Obesity rates are highest for men 55-64.   So if we want to target some people in your campaigns, there you have it.  

From ages 2-3 and 14-16, boys are more likely than girls to be overweight.  Girls 4-13 are more likely than boys to be overweight.

There was a big increase of childhood obesity from the 1980's to 1990's, but since then it HAS pretty much stabilized. 

Still, it would be nice if we could return to the 1980 rates.
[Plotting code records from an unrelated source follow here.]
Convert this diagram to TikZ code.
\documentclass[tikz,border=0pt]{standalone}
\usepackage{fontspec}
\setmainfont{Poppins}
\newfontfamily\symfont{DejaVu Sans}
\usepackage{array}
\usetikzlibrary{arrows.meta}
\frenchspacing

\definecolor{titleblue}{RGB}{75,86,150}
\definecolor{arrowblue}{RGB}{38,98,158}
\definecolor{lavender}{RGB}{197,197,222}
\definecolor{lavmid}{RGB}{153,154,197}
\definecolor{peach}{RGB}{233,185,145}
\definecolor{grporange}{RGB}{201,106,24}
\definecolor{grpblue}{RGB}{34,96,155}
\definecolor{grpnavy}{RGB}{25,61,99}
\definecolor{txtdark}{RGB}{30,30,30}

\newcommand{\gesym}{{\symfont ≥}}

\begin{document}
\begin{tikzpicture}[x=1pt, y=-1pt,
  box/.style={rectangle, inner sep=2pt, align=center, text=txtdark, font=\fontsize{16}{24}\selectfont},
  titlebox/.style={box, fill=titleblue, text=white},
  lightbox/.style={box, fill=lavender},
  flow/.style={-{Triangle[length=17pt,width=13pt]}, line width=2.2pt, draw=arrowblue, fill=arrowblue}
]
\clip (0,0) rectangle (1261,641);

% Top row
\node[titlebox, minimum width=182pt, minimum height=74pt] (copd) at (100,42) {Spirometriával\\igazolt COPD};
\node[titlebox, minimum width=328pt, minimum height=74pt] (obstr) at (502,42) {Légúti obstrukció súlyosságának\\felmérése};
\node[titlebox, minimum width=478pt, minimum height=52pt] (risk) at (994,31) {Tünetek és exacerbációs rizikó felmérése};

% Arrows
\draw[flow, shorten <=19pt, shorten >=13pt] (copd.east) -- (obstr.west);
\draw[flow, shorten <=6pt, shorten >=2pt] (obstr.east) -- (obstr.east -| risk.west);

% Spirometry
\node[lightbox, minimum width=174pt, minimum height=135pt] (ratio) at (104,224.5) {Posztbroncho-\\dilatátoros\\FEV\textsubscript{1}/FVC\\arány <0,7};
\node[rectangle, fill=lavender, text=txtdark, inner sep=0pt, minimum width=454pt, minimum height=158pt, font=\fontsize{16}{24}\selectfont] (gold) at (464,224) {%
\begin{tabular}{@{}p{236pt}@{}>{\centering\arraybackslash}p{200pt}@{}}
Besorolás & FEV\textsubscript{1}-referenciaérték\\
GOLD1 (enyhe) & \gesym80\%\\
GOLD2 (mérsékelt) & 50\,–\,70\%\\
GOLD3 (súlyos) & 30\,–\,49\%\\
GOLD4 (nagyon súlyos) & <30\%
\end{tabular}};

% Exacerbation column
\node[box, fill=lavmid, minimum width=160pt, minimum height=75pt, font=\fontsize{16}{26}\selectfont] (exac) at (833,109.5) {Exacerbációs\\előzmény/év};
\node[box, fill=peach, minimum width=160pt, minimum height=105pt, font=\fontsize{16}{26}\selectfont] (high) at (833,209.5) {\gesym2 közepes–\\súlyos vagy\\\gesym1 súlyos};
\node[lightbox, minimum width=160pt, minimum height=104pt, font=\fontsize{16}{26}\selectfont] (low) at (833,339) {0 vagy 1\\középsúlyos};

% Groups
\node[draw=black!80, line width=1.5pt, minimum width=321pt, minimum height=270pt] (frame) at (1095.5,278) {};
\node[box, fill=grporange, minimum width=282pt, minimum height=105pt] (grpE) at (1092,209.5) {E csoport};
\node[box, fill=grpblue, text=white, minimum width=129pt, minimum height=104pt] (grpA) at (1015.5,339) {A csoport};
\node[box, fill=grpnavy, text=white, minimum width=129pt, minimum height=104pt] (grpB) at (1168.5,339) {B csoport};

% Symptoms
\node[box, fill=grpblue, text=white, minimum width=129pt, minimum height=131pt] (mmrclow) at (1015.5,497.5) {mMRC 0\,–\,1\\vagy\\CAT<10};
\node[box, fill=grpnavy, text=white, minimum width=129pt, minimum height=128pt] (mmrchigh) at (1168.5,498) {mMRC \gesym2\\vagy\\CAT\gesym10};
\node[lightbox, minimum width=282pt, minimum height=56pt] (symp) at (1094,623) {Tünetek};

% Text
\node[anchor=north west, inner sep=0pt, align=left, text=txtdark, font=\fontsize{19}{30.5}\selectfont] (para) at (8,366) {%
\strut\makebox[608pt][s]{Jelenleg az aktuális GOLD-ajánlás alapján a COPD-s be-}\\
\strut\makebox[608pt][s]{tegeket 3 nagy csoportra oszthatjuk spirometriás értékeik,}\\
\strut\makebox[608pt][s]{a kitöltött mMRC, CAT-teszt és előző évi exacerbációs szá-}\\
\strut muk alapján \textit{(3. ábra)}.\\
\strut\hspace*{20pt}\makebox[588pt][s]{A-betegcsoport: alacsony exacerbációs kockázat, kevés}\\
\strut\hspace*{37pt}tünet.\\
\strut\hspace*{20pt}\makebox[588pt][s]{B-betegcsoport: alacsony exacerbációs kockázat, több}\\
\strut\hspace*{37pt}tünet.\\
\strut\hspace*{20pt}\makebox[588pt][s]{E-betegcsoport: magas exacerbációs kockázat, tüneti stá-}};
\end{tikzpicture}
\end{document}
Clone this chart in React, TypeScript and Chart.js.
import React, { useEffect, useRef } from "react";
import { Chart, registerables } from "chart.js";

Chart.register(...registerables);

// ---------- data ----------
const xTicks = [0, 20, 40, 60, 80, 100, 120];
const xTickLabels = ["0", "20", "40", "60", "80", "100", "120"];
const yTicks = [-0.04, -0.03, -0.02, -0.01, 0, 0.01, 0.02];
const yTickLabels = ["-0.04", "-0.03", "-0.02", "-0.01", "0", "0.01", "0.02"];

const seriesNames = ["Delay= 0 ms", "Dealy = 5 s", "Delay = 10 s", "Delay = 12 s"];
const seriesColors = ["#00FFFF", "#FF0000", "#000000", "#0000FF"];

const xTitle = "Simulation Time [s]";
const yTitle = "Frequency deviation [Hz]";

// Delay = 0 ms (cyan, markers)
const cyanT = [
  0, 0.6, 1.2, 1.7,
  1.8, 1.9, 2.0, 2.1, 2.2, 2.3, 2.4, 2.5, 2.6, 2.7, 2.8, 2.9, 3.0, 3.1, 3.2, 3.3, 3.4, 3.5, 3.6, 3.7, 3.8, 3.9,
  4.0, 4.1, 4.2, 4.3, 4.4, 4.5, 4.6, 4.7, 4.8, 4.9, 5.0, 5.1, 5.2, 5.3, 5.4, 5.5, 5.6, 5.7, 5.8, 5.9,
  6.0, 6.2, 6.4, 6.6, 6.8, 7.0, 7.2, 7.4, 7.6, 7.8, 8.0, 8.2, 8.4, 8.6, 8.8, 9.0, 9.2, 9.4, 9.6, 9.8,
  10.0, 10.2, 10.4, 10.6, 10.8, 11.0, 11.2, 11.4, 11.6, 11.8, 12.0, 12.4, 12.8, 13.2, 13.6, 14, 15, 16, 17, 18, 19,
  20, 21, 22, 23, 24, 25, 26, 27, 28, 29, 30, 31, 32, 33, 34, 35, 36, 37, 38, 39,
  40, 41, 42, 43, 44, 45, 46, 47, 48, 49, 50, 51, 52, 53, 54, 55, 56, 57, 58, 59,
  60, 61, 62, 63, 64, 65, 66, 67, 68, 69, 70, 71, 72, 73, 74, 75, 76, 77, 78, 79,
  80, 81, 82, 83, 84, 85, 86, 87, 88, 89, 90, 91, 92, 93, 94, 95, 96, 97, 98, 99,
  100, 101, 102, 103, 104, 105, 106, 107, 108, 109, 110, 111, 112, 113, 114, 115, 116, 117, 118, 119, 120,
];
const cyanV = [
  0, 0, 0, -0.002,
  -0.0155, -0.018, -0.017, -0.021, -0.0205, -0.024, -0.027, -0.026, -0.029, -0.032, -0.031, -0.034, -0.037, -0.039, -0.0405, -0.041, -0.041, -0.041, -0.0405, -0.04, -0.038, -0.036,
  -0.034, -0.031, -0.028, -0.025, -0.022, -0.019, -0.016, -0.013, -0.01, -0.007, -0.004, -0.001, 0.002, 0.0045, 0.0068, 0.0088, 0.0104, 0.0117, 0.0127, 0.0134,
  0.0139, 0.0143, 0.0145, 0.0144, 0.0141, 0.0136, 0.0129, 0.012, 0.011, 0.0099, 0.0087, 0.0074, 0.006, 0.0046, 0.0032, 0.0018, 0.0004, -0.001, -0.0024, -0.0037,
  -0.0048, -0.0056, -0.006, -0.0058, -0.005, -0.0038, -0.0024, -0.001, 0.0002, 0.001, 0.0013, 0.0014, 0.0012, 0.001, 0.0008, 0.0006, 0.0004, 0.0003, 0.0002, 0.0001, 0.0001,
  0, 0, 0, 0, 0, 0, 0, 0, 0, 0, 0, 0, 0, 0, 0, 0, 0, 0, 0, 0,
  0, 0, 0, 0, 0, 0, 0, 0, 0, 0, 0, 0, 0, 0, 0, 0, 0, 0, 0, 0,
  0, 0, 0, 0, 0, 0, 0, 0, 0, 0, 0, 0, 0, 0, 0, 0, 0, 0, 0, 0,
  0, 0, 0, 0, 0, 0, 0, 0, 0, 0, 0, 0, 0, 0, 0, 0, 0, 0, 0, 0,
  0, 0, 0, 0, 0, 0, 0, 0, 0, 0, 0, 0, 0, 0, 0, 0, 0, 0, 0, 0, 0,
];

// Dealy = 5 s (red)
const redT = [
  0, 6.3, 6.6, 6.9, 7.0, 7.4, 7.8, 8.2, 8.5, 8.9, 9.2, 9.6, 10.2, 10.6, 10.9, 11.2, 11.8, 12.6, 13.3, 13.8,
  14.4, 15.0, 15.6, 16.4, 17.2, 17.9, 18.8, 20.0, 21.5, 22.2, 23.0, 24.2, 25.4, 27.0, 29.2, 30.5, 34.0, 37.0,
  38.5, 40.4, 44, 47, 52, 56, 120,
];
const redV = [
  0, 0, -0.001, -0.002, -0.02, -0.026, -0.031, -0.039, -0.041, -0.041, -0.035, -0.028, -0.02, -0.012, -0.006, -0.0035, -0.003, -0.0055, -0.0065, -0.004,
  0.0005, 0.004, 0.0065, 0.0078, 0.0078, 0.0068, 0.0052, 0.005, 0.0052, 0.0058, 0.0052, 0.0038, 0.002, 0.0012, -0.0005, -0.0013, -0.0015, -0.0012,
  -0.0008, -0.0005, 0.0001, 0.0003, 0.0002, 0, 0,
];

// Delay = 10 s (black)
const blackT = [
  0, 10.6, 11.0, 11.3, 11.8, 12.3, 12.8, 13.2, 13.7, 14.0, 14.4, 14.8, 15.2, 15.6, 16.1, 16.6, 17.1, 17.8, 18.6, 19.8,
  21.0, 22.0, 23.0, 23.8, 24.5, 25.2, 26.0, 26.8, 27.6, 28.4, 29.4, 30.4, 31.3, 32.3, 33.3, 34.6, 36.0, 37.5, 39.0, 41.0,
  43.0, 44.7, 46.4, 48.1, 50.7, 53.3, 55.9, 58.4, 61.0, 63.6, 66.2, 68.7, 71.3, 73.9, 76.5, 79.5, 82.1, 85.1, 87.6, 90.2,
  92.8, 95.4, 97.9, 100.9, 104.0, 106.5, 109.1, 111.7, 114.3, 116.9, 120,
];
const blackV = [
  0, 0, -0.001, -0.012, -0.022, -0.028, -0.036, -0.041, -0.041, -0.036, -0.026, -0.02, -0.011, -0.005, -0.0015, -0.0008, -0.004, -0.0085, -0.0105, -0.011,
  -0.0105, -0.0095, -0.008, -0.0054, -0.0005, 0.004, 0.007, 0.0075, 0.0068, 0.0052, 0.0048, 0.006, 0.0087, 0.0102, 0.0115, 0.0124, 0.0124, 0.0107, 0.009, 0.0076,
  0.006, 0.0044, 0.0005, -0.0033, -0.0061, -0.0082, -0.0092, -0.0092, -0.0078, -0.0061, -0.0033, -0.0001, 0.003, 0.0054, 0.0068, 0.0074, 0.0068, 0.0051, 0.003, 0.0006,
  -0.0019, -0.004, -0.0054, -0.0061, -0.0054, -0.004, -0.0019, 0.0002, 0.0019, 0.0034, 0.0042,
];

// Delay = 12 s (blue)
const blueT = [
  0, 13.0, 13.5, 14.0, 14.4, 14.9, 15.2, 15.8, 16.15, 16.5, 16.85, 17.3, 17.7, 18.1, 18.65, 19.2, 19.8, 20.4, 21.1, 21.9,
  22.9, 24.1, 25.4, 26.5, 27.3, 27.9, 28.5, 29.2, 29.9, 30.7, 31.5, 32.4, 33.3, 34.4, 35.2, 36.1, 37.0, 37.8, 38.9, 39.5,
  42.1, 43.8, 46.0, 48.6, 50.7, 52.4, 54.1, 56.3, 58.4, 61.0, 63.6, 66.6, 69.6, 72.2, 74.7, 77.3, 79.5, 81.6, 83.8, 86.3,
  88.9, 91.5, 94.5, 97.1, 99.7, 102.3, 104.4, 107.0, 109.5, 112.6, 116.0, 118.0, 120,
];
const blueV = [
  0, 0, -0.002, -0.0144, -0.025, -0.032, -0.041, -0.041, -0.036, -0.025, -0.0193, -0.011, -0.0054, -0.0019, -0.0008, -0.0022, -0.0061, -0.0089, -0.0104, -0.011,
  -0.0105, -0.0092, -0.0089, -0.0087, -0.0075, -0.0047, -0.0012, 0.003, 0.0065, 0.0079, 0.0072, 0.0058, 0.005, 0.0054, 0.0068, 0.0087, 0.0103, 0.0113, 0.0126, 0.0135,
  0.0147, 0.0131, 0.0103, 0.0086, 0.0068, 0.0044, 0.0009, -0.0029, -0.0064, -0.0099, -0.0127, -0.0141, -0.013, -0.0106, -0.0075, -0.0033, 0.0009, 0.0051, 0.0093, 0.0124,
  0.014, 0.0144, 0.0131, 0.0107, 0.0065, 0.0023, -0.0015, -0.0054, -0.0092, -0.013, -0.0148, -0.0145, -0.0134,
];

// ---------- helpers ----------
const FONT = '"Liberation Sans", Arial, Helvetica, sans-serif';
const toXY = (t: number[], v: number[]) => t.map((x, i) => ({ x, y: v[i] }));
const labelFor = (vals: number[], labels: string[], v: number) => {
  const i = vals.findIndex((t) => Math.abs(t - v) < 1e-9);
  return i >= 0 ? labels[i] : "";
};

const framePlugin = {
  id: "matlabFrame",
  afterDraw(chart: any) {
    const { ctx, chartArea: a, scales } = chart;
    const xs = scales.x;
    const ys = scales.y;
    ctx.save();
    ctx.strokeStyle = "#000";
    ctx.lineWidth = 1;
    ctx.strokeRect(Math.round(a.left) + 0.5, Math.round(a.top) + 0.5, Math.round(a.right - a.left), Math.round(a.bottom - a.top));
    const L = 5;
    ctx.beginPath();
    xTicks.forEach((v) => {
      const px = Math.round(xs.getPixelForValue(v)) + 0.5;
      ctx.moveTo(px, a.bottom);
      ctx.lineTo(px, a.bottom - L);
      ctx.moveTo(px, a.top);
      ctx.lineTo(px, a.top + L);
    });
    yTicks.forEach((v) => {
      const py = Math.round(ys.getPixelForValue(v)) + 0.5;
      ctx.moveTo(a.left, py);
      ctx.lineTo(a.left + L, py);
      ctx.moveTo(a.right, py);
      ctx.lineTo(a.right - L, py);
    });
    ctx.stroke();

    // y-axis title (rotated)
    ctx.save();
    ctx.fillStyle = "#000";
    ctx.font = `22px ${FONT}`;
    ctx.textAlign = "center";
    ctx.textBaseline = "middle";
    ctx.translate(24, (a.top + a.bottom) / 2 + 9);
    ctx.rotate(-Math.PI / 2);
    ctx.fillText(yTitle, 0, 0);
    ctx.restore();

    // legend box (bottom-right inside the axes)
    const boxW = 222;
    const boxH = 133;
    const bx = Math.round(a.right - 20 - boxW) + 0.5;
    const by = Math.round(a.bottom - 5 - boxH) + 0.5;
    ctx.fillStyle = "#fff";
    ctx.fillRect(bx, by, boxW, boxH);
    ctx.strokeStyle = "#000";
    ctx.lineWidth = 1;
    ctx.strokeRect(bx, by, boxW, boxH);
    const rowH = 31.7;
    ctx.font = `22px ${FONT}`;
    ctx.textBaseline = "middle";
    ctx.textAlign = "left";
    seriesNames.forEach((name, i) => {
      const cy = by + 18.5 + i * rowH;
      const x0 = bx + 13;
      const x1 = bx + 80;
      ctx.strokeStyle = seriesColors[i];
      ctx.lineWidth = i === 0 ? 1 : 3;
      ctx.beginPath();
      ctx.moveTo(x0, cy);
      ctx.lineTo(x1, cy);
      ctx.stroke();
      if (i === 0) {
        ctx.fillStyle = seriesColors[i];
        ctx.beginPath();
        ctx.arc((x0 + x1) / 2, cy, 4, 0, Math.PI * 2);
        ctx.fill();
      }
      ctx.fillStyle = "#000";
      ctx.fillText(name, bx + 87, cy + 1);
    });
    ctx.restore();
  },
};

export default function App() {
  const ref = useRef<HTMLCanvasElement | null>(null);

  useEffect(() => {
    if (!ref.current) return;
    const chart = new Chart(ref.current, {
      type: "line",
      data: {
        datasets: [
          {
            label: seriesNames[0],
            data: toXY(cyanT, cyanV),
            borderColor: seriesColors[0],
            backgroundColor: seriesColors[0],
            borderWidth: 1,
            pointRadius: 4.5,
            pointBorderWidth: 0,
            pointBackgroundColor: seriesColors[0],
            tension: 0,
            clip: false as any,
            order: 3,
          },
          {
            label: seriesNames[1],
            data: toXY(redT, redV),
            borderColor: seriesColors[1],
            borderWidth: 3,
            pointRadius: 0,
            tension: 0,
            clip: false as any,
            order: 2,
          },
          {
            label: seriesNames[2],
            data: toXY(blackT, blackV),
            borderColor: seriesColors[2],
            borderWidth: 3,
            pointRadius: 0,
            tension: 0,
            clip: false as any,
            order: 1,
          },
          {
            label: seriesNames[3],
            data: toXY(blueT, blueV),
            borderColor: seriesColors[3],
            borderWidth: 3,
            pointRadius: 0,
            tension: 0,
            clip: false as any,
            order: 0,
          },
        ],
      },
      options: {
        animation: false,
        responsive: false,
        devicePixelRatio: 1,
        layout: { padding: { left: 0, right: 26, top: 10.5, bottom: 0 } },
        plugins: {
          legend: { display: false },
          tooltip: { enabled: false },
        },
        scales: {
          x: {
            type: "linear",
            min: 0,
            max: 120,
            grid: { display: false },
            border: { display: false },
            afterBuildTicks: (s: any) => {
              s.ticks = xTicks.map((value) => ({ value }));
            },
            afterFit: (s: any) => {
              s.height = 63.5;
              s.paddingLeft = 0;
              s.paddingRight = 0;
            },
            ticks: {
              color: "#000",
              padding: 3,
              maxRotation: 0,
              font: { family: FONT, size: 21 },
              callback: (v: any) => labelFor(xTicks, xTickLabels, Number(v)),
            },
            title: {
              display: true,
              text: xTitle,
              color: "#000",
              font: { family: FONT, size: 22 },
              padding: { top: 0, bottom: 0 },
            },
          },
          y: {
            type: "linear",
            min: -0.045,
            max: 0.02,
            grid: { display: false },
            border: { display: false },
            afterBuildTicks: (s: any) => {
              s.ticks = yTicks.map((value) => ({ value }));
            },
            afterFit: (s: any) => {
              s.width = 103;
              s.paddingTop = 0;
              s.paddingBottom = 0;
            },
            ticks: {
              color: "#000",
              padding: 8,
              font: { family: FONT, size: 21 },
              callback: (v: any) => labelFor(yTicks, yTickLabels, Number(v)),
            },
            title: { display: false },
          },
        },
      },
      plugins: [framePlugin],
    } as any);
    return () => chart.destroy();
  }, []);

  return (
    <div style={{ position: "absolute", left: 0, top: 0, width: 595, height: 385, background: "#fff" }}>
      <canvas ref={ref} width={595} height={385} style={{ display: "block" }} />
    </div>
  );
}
Do we need to freak out, scare people, and ridicule those who have a little extra baggage?   Probably not.

I'd say stop the smoking, cut back on the drinking and drugs, don't eat the whole package of Tim Tams in one sitting, and do some dancing.  

If you take fairly good care of your health, and you're not a cute petite thing..... I wouldn't beat yourself up over that.   

I'm going to play commercial now.   This is how I keep MY weight in check.     I use it a lot, and I love it.    I promise that I'm not being paid (in any shape or form) to say this.  

I think it's SO much better than going to a gym.   I know if I depended on a gym for my workout, it would never happen.   I'm way too lazy for that.    And I'm too picky about weather to take walks on a regular basis.    Although I did walk to the library today.    I got one Australian book--a Margo Lanagan thing.  I didn't much like her collection of short stories, but maybe I'll like her novel-writing better.  Lanagan googles herself....or at least she used to.   I wonder if she'll end up here.   She'll probably be wondering why the HELL she's in a post about Australia health.